** OBJECTIVE **
Filter this data down to the lines that hold "chart", and copy them.

** RAW DATA **
-----

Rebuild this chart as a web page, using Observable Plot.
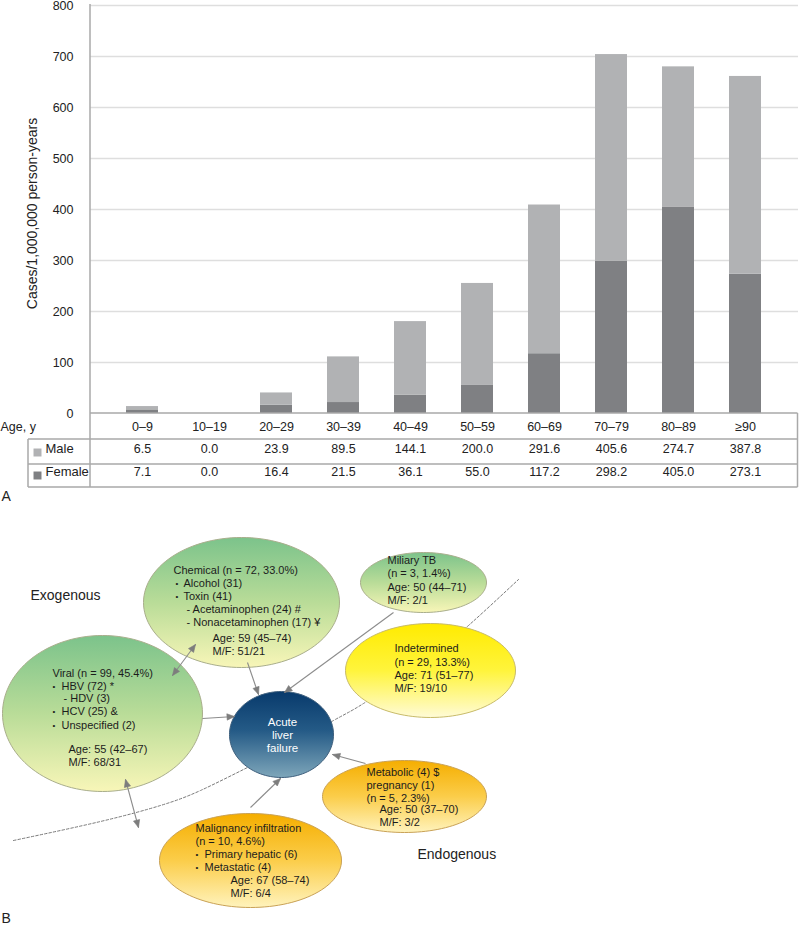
<!DOCTYPE html>
<html><head><meta charset="utf-8">
<script src="https://cdn.jsdelivr.net/npm/d3@7"></script>
<script src="https://cdn.jsdelivr.net/npm/@observablehq/plot@0.6"></script>
<style>
body{margin:0;background:#fff;}
#chart svg{display:block;}
</style></head><body><div id="chart"></div>
<script>
// ---------- Panel A data ----------
const ages = ["0–9","10–19","20–29","30–39","40–49","50–59","60–69","70–79","80–89","≥90"];
const maleRates = [6.5,0.0,23.9,89.5,144.1,200.0,291.6,405.6,274.7,387.8];
const femaleRates = [7.1,0.0,16.4,21.5,36.1,55.0,117.2,298.2,405.0,273.1];
const yTicks = [0,100,200,300,400,500,600,700,800];
const seriesNames = ["Male","Female"];
const seriesColors = ["#b1b2b4","#7f8083"];
const yLabel = "Cases/1,000,000 person-years";
const tableHeader = "Age, y";

// ---------- Panel B data ----------
const nodeIds   = ["chem","viral","tb","ind","alf","met","mal"];
const nodeCx    = [241,102,423,430,281,404,250];
const nodeCy    = [602,713,582,670,734,796,860];
const nodeRx    = [98,100,63,85,52,82,91];
const nodeRy    = [65,78,30,47,43,36,47];
const nodeGrad  = ["gGreen","gGreen","gGreen","gYellow","gNavy","gOrange","gOrange"];
const nodeEdge  = ["#a9ae8c","#a9ae8c","#a9ae8c","#c8bb6a","#3e5f7d","#c9a257","#c9a257"];

const chemLines = [[173,570,"Chemical (n = 72, 33.0%)"],[175,583,"•"],[183,583,"Alcohol (31)"],[175,596,"•"],[183,596,"Toxin (41)"],[186,609,"- Acetaminophen (24) #"],[186,622,"- Nonacetaminophen (17) ¥"],[212,638,"Age: 59 (45–74)"],[212,651,"M/F: 51/21"]];
const viralLines = [[52,673,"Viral (n = 99, 45.4%)"],[52,686,"•"],[61,686,"HBV (72) *"],[63,698,"- HDV (3)"],[52,711,"•"],[61,711,"HCV (25) &"],[52,725,"•"],[61,725,"Unspecified (2)"],[68,749,"Age: 55 (42–67)"],[68,762,"M/F: 68/31"]];
const tbLines = [[387,560,"Miliary TB"],[387,573,"(n = 3, 1.4%)"],[387,587,"Age: 50 (44–71)"],[387,600,"M/F: 2/1"]];
const indLines = [[394,648,"Indetermined"],[394,662,"(n = 29, 13.3%)"],[394,675,"Age: 71 (51–77)"],[394,688,"M/F: 19/10"]];
const metLines = [[366,772,"Metabolic (4) $"],[366,785,"pregnancy (1)"],[366,798,"(n = 5, 2.3%)"],[379,809,"Age: 50 (37–70)"],[379,822,"M/F: 3/2"]];
const malLines = [[195,828,"Malignancy infiltration"],[195,841,"(n = 10, 4.6%)"],[195,854,"•"],[204,854,"Primary hepatic (6)"],[195,867,"•"],[204,867,"Metastatic (4)"],[230,880,"Age: 67 (58–74)"],[230,893,"M/F: 6/4"]];
const alfLines = [[282,722,"Acute"],[282,735,"liver"],[282,748,"failure"]];
const bigLabels = [[30,595,"Exogenous"],[417,854,"Endogenous"],[1,496,"A"],[1,918,"B"]];

// arrows: x1,y1,x2,y2, heads at end ("end") or both
const arrows = [
  [202,718,234,716,"end"],
  [247,662,258,694,"end"],
  [393,612,284,692,"end"],
  [365,763,332,754,"end"],
  [250,807,280,778,"end"],
  [172,675,195,644,"both"],
  [125,779,138,827,"both"]
];
const dashCurve = [[13,840],[100,821],[160,805],[200,790],[247,767],[290,745],[333,720],[363,703],[420,664],[468,625],[518,579]];

const gradients = {
  gGreen: [[0,"#7cc38b"],[0.5,"#b9dc98"],[1,"#f8f6b8"]],
  gYellow: [[0,"#ffeb00"],[0.5,"#fff43c"],[1,"#fffbd6"]],
  gOrange: [[0,"#f5ae00"],[0.5,"#fbcd4a"],[1,"#fff3bc"]],
  gNavy: [[0,"#083a6c"],[0.45,"#245a86"],[1,"#7ea6ba"]]
};

const FONT = "'Liberation Sans', Arial, Helvetica, sans-serif";
const W = 800;

// ---------- Panel A ----------
const long = [];
ages.forEach((a, i) => {
  long.push({age: a, sex: "Female", v: femaleRates[i]});
  long.push({age: a, sex: "Male", v: maleRates[i]});
});
const HA = 490, ML = 90, MR = 2, MT = 5, MB = 77;
const base = HA - MB;
function tableGrid() {
  const g = d3.create("svg:g").attr("stroke", "#a9a9a9").attr("stroke-width", 1.5).attr("fill", "none");
  const R = 797.5, L = 28, r1 = base + 26, r2 = base + 51, r3 = base + 74;
  const segs = [[ML, MT - 1, ML, r3], [ML, base, R, base], [L, r1, R, r1], [L, r2, R, r2], [L, r3, R, r3], [R, base, R, r3], [L, r1, L, r3]];
  for (const [x1, y1, x2, y2] of segs) g.append("line").attr("x1", x1).attr("y1", y1).attr("x2", x2).attr("y2", y2);
  return g.node();
}
const plotA = Plot.plot({
  width: W, height: HA, marginLeft: ML, marginRight: MR, marginTop: MT, marginBottom: MB,
  style: {fontFamily: FONT, fontSize: "12.5px", color: "#222", background: "white", overflow: "visible"},
  x: {domain: ages, padding: 0.52, tickSize: 0, tickPadding: 9, label: null},
  y: {domain: [0, 800], ticks: yTicks, tickSize: 0, tickPadding: 17, label: null},
  color: {domain: seriesNames, range: seriesColors},
  marks: [
    Plot.ruleY(yTicks.filter(t => t > 0), {stroke: "#dedede", strokeWidth: 1.5}),
    Plot.barY(long, {x: "age", y: "v", fill: "sex"}),
    tableGrid,
    Plot.text(ages, {x: d => d, text: (d, i) => maleRates[i].toFixed(1), frameAnchor: "bottom", dy: 39}),
    Plot.text(ages, {x: d => d, text: (d, i) => femaleRates[i].toFixed(1), frameAnchor: "bottom", dy: 62}),
    Plot.text([tableHeader], {frameAnchor: "bottom-left", textAnchor: "start", dx: -ML, dy: 17}),
    Plot.text([seriesNames[0]], {frameAnchor: "bottom-left", textAnchor: "start", dx: 45 - ML, dy: 39, fontSize: 13}),
    Plot.text([seriesNames[1]], {frameAnchor: "bottom-left", textAnchor: "start", dx: 45 - ML, dy: 62, fontSize: 13}),
    Plot.dot([seriesNames[0]], {frameAnchor: "bottom-left", symbol: "square", r: 4.5, fill: seriesColors[0], dx: 37 - ML, dy: 39}),
    Plot.dot([seriesNames[1]], {frameAnchor: "bottom-left", symbol: "square", r: 4.5, fill: seriesColors[1], dx: 37 - ML, dy: 62}),
    Plot.text([yLabel], {frameAnchor: "left", rotate: -90, textAnchor: "middle", dx: 32 - ML, dy: 4, fontSize: 14})
  ]
});

// ---------- Panel B ----------
const HB = 435, Y0 = 490;
function defsMark() {
  const defs = d3.create("svg:defs");
  for (const [id, stops] of Object.entries(gradients)) {
    const lg = defs.append("linearGradient").attr("id", id).attr("x1", 0).attr("y1", 0).attr("x2", 0).attr("y2", 1);
    for (const [o, c] of stops) lg.append("stop").attr("offset", o).attr("stop-color", c);
  }
  return defs.node();
}
function ellipsePts(i) {
  const pts = [];
  for (let k = 0; k <= 120; k++) {
    const t = (k / 120) * 2 * Math.PI;
    pts.push({x: nodeCx[i] + nodeRx[i] * Math.cos(t), y: nodeCy[i] + nodeRy[i] * Math.sin(t)});
  }
  return pts;
}
const shafts = arrows.map(([x1, y1, x2, y2]) => ({x1, y1, x2, y2}));
const heads = [];
arrows.forEach(([x1, y1, x2, y2, kind], j) => {
  const mk = (tx, ty, fx, fy, id) => {
    const dx = tx - fx, dy = ty - fy, len = Math.hypot(dx, dy);
    const ux = dx / len, uy = dy / len, L = 7.5, Wd = 3.2;
    const bx = tx - ux * L, by = ty - uy * L;
    heads.push({id, x: tx, y: ty}, {id, x: bx - uy * Wd, y: by + ux * Wd}, {id, x: bx + uy * Wd, y: by - ux * Wd}, {id, x: tx, y: ty});
  };
  mk(x2, y2, x1, y1, j + "e");
  if (kind === "both") mk(x1, y1, x2, y2, j + "s");
});
const toObj = arr => arr.map(([x, y, t]) => ({x, y, t}));
const leftText = [...chemLines, ...viralLines, ...tbLines, ...indLines, ...metLines, ...malLines].filter(d => d[2] !== "•");
const bullets = [...chemLines, ...viralLines, ...malLines].filter(d => d[2] === "•");

const ellipseMarks = nodeIds.map((id, i) => Plot.line(ellipsePts(i), {x: "x", y: "y", fill: `url(#${nodeGrad[i]})`, stroke: nodeEdge[i], strokeWidth: 1, curve: "linear"}));

const plotB = Plot.plot({
  width: W, height: HB, margin: 0,
  x: {domain: [0, W], range: [0, W], axis: null},
  y: {domain: [Y0, Y0 + HB], range: [0, HB], axis: null},
  style: {fontFamily: FONT, fontSize: "11px", color: "#222", background: "white", overflow: "visible"},
  marks: [
    defsMark,
    Plot.line(dashCurve, {x: d => d[0], y: d => d[1], curve: "natural", stroke: "#7a7a7a", strokeWidth: 1, strokeDasharray: "2.5,2"}),
    ...ellipseMarks,
    Plot.link(shafts, {x1: "x1", y1: "y1", x2: "x2", y2: "y2", stroke: "#8c8c8c", strokeWidth: 1.1}),
    Plot.line(heads, {x: "x", y: "y", z: "id", fill: "#7d7d7d", stroke: "#7d7d7d", strokeWidth: 0.6}),
    Plot.text(toObj(leftText), {x: "x", y: "y", text: "t", textAnchor: "start", fill: "#1c1c1c", fontSize: 11}),
    Plot.text(toObj(bullets), {x: "x", y: "y", text: "t", textAnchor: "start", fill: "#1c1c1c", fontSize: 8}),
    Plot.text(toObj(alfLines), {x: "x", y: "y", text: "t", textAnchor: "middle", fill: "white", fontSize: 11.5}),
    Plot.text(toObj(bigLabels), {x: "x", y: "y", text: "t", textAnchor: "start", fill: "#222", fontSize: 14})
  ]
});

const root = document.getElementById("chart");
root.appendChild(plotA);
root.appendChild(plotB);
</script>
</body></html>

-----

** FULL OUTPUT **
Rebuild this chart as a web page, using Observable Plot.
#chart svg{display:block;}
</style></head><body><div id="chart"></div>
const root = document.getElementById("chart");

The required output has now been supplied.